Wednesday, March 24, 2010
Last year I put in a submission to the UK Space Review saying how we could become the world leaders in space exploitation, without spending any new money but simply by taking what is currently given to ESA & putting it into an X-Prize Foundation.
They didn't actually have the courtesy to let those who contributed to the review when the report came out & in this case that is understandable.
Their report uses the word "prize" 5 times - in each case to refer to the possibility of space related industry being worth £40 bn a year by 2030 (roughly 10% growth annually) as a "prize" worth doing a lot to obtain. A lot in this case turns out to mean "position of the UK within the ESA community needs to be strengthened"; "an effective networking support structure across the industry and with academic involvement"; a supportive regulatory environment, mainly involving controlling band width eg "As part of its Climate Change agenda, the Government should make a clear international signal that it backs the retention of the C-band frequencies in current use for satellite services as a key component of its support to the poorer nations"; "Outer Space Act needs to be reformed. The new Agency needs to end the insurance-based regime, which deters all UK launch service initiatives. One result of this is a possibility that we will deter Space tourism operators from developing UK launch locations because the Outer Space Act requires operators to provide the UK Government with an unlimited indemnity against damages resulting from an accident and provide £100 million insurance cover"; "The case for raising awareness is a strong one" - "an Ipsos Mori study of public awareness, which concluded that although public interest in Space was high, awareness of UK Space and the benefits Space can deliver was low"; "Despite the clear and reasonable
recommendations of previous work, there has been a consistent failure of implementation"; "We envisage a Cabinet Office led process to formulate and agree a policy across Departments at Ministerial level".
And that's pretty much it. It is agreed that space development is a fast growing (9% annually) part of the economy apparently worth £6 bn at the moment & easily able to rise to £40 bn. Currently the government nominally put in £268 million to ESA however that should not be taken at face value. NASA gets $18 bn but now has actually less spacegoing capability than Russia spending $0.9 bn so at least 95% of their money goes on the "job creation programme for the southern states" & others. ESA's record, with half the money NASA has available isn't 1/4 as good - they haven't yet put a living being in space. At best then they can be only 2.5% efficient so that means the total actual space budget for Britain is £6.6 million. One thousandth of what it creates for the economy, 1/6,000th of what we are nominally aiming for & 1/60th of what we spend through NERC on about 25 environmental reports on global warming, bumblebees etc annually.

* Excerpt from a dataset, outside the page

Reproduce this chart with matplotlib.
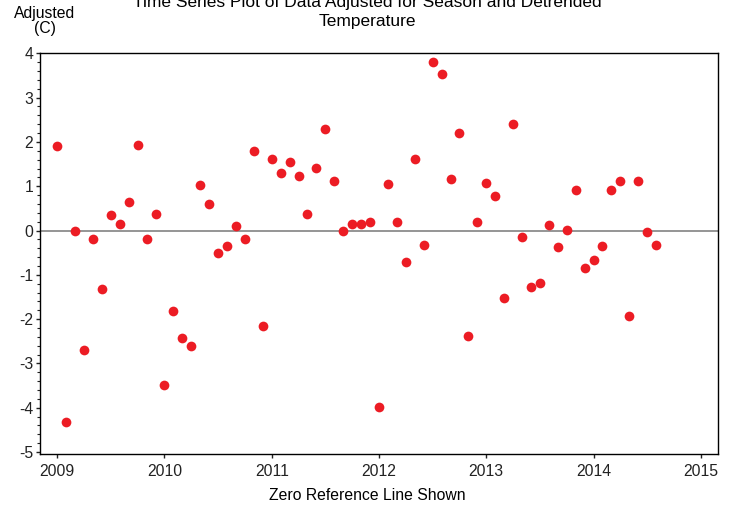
from matplotlib import pyplot as plt
from matplotlib.ticker import MultipleLocator
import numpy

# monthly series, Jan 2009 .. Aug 2014
start_year = 2009
adjusted = [1.91, -4.32, -0.02, -2.70, -0.20, -1.33, 0.34, 0.15, 0.65, 1.94, -0.19, 0.37,
            -3.49, -1.81, -2.43, -2.61, 1.02, 0.59, -0.51, -0.35, 0.10, -0.20, 1.79, -2.16,
            1.61, 1.30, 1.55, 1.23, 0.37, 1.42, 2.29, 1.12, -0.02, 0.14, 0.14, 0.20,
            -3.99, 1.04, 0.20, -0.70, 1.61, -0.32, 3.81, 3.53, 1.17, 2.21, -2.39, 0.20,
            1.08, 0.78, -1.53, 2.40, -0.14, -1.27, -1.19, 0.12, -0.38, 0.02, 0.92, -0.85,
            -0.66, -0.36, 0.91, 1.12, -1.94, 1.12, -0.03, -0.32]
year_ticks = [2009, 2010, 2011, 2012, 2013, 2014, 2015]
y_ticks = [4, 3, 2, 1, 0, -1, -2, -3, -4, -5]

plt.rcParams['font.family'] = ['Liberation Sans', 'DejaVu Sans']
plt.rcParams['axes.unicode_minus'] = False

x = start_year + numpy.arange(len(adjusted)) / 12.0

fig = plt.figure(figsize=(7.35, 5.07), dpi=100)
ax = fig.add_axes([40 / 735, 1 - 454.3 / 507, 678 / 735, (454.3 - 53.3) / 507])

ax.axhline(0, color='#8c8c8c', lw=1.3, zorder=1)
ax.plot(x, adjusted, 'o', color='#ec1c24', markersize=7, markeredgewidth=0, zorder=3)

ax.set_xlim(2008.84, 2015.16)
ax.set_ylim(-5.05, 4.0)
ax.set_xticks(year_ticks)
ax.set_yticks(y_ticks)
ax.yaxis.set_minor_locator(MultipleLocator(0.2))

for s in ax.spines.values():
  s.set_linewidth(1.0)
  s.set_color('black')

ax.tick_params(axis='x', which='major', length=3, width=1.0, pad=4, labelsize=11.3, colors='#222222')
ax.tick_params(axis='y', which='major', length=3, width=1.0, pad=2, labelsize=11.3, colors='#222222')
ax.tick_params(axis='y', which='minor', length=2, width=0.8, colors='#222222')

# title sits partly above the top edge, as in the source picture
fig.text(0.5, 1 - 6.7 / 507, 'Time Series Plot of Data Adjusted for Season and Detrended',
         ha='center', va='baseline', fontsize=12.5)
fig.text(0.5, 1 - 25.7 / 507, 'Temperature', ha='center', va='baseline', fontsize=12.5)

fig.text(44.5 / 735, 1 - 18.3 / 507, 'Adjusted', ha='center', va='baseline', fontsize=11.3)
fig.text(44.5 / 735, 1 - 32.7 / 507, '(C)', ha='center', va='baseline', fontsize=11.3)

fig.text(0.5, 1 - 500 / 507, 'Zero Reference Line Shown', ha='center', va='baseline', fontsize=11.3)

fig.savefig('out.png', dpi=100)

So the proposal is, apart from a very useful proposed change to the Outer Space Law stopping government stop space tourism everything else is paper shuffling & "raising awareness" of how important government is to the process - the politicians having noticed the public is aware of the importance of space but doesn't appreciate how much our lords & masters are doing.
Yesterday we got the public announcement that instead of our British national space centre we would have a British Space Agency. And there will be more money - £12 million to build the HQ which will be a "central hub for British space activity", in Swindon. Not so much a jobs creation programme for the southern states then as for Wales.
Incidentally £12 million is almost exactly twice what was put into the Ansari X-Prize for the first free enterprise space ship. It is just over half what the Scottish government are putting into an X-Prize for a commercial sea turbine.
Everything they say about this being a major "prize" an enormous opportunity, a major role in the future of our economy is true. Indeed greatly understated - if space industry grows not at the 10% they aim for but the 17.6% the US is achieving it will be not £40 bn annually but £300 bn, if we improve on that by another 7% it will be £2.4 trillion by 2030, comfortably larger than the entire UK economy now. Yet for our government it is nothing more than an excuse to use a relatively popular issue to slide money the British & European bureaucrat's putting, at best, a token £6.6 million frontage that might actually help develop space. This is not ignorance of the opportunity - nobody in the bureaucracy has disputed, in any way, that simply spending the money we are already wasting, on actually encouraging industry through X-Prizes, we could achieve the US growth rate at the very least. Nobody can dispute it but the bureaucracy doesn't exist to carry out its nominal function, it exists only to reward government employees & their friends.
However the figures remain public, so does the proposal & it can be done by any government, or even probably any junior minister, who actually wants to achieve something.
And Virgin Galactic have test flown their spaceplane.